Recognizing ALL Our Laborers
Laura Finley, Ph.D
September 2 is Labor Day. And clearly, there is no better way to celebrate workers is to require them to endure long, stressful shifts while the rest of us take advantage of the amazing sales at Best Buy, Bed, Bath and Beyond and Macy’s.
It is incredibly sad that some of the worst paid, most poorly treated workers in the U.S. are the ones who get no chance to celebrate Labor Day. A recent report by Forbes found that of the 10 lowest paying jobs, six were in food preparation and food service. Some 2.94 million people work in these fields, where they earn just $9 an hour. Fast food cooks and dishwashers earn $9.03 to $9.10 per hour. Three others in the top ten are in the personal care business, with the remaining one being farmworkers, who of course are laboring so we can enjoy our barbecues and beach parties. Tomato pickers in Florida, for instance, make about 50 cents for every 32-lb. barrel of tomatoes, which requires picking about 15 baskets (about 500 lb.) each hour. This wage is virtually unchanged since the 1970s. Not on the list but perhaps even more horrifying are the Goodwill workers who are disabled, hired through a 1938 law called the Special Wage Certificate Program, which allows charities to get special permits to pay workers with disabilities as little as they want. Consequently, some Goodwill workers with disabilities in Pennsylvania earn just 22 cents an hour. And of course, few count the tireless unpaid labor of mothers and fathers who take care of their children.

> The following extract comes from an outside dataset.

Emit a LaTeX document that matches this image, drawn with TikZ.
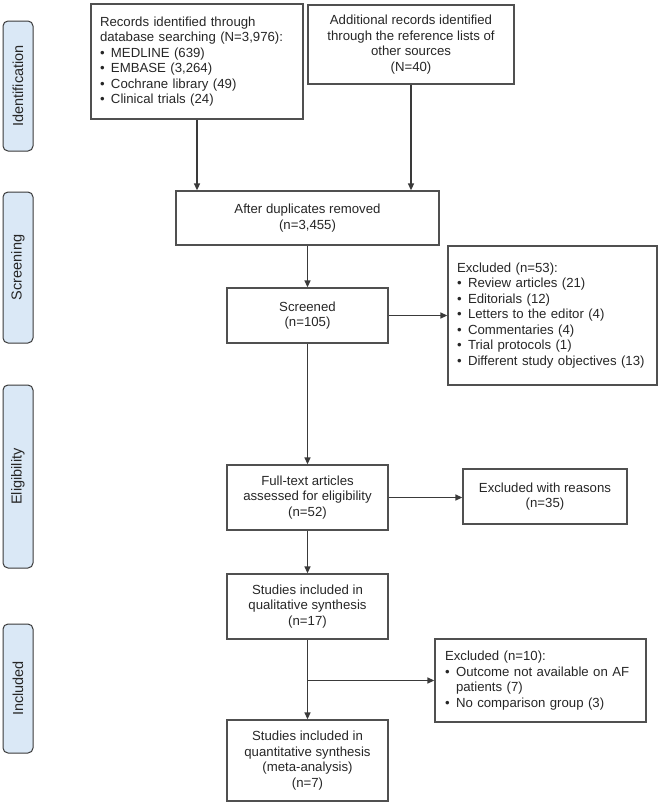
\documentclass[tikz,border=0pt]{standalone}
\usepackage{fontspec}
\setmainfont{Liberation Sans}
\usetikzlibrary{arrows.meta}
\definecolor{linec}{HTML}{3A3A3A}
\definecolor{boxc}{HTML}{505050}
\definecolor{textc}{HTML}{262626}
\definecolor{barfill}{HTML}{DAE8F6}
\newcommand\bul{\makebox[11pt][l]{\textbullet}}
\begin{document}
\begin{tikzpicture}[x=1pt,y=-1pt,
  box/.style={draw=boxc, line width=1.3pt, text=textc, font=\fontsize{13.2}{15.5}\selectfont, align=center, inner sep=0pt},
  lbox/.style={box, align=left, inner xsep=9pt},
  bar/.style={draw=linec, line width=1pt, fill=barfill, rounded corners=5pt, rotate=90, minimum height=30pt, inner sep=0pt, text=textc, font=\fontsize{14.5}{16}\selectfont},
  arr/.style={draw=linec, line width=1.5pt, -{Triangle[length=7pt,width=6pt]}}]
\useasboundingbox (0,0) rectangle (660,806);

% side bars
\node[bar, minimum width=130pt] (bid) at (18,86) {Identification};
\node[bar, minimum width=151pt] (bsc) at (18,267.5) {Screening};
\node[bar, minimum width=183pt] (bel) at (18,476.5) {Eligibility};
\node[bar, minimum width=129pt] (bin) at (18,688.5) {Included};

% boxes
\node[lbox, text width=194pt, minimum height=115pt] (rec) at (197,61.5) {Records identified through\\database searching (N=3,976):\\\bul MEDLINE (639)\\\bul EMBASE (3,264)\\\bul Cochrane library (49)\\\bul Clinical trials (24)};
\node[box, minimum width=206pt, minimum height=79pt] (add) at (411,44.5) {Additional records identified\\through the reference lists of\\other sources\\(N=40)};
\node[box, minimum width=263pt, minimum height=54pt] (dup) at (307.5,218) {After duplicates removed\\(n=3,455)};
\node[box, minimum width=161pt, minimum height=55pt] (scr) at (307.5,315.5) {Screened\\(n=105)};
\node[lbox, text width=191pt, minimum height=139pt] (ex1) at (552.5,315.5) {Excluded (n=53):\\\bul Review articles (21)\\\bul Editorials (12)\\\bul Letters to the editor (4)\\\bul Commentaries (4)\\\bul Trial protocols (1)\\\bul Different study objectives (13)};
\node[box, minimum width=161pt, minimum height=65pt] (ft) at (307.5,497.5) {Full-text articles\\assessed for eligibility\\(n=52)};
\node[box, minimum width=164pt, minimum height=55pt] (ex2) at (545,496.5) {Excluded with reasons\\(n=35)};
\node[box, minimum width=161pt, minimum height=65pt] (qual) at (307.5,606.5) {Studies included in\\qualitative synthesis\\(n=17)};
\node[lbox, inner xsep=10pt, text width=191pt, minimum height=83pt] (ex3) at (540.5,680.5) {Excluded (n=10):\\\bul Outcome not available on AF\\\hspace*{11pt}patients (7)\\\bul No comparison group (3)};
\node[box, minimum width=161pt, minimum height=81pt] (quan) at (307.5,760.5) {Studies included in\\quantitative synthesis\\(meta-analysis)\\(n=7)};

% connectors
\draw[arr] (rec.south) -- (rec.south |- dup.north);
\draw[arr] (add.south) -- (add.south |- dup.north);
\draw[arr] (dup.south) -- (scr.north);
\draw[arr] (scr.east) -- (scr.east -| ex1.west);
\draw[arr] (scr.south) -- (ft.north);
\draw[arr] (ft.east) -- (ft.east -| ex2.west);
\draw[arr] (ft.south) -- (qual.north);
\draw[arr] (qual.south) -- (quan.north);
\coordinate (br) at (qual.south |- ex3.west);
\draw[arr] (br) -- (ex3.west);
\end{tikzpicture}
\end{document}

At the same time, the gap between the lowest paid and highest paid laborers continues to widen, and is even worse when you take into account other perks and benefits, like health insurance. CEOs of the largest companies in the U.S earn, on average, 354 times more than the typical worker. Nine of the top ten highest paid positions in the U.S are in the medical field, and the average anesthesiologist earns $111.94 an hour. The CEO of Goodwill International made $729,000 in 2011.
Of course, many will argue that these workers are happy to provide their labor on holidays like September 2, as it occasionally commands time-and-a-half pay. My response is that they would surely rather earn a high enough hourly wage that the call to earn extra pay is not so appealing. It seems like most people, if they had enough to meet their basic needs, would prefer to spend holidays with family and friends, not working. This is the idea behind the recent strikes by fast-food workers. In the last week, some 1,000 workers walked out of about 1,000 restaurants, asserting that they should be paid closer to $15 an hour, which would be a living wage. A full-time, minimum wage worker cannot even afford a two-bedroom apartment anywhere in the U.S.
The U.S. desperately needs to begin valuing those who work so hard to bring us our sustenance and our pleasure. Until we do, celebrating Labor Day seems little more than a farce.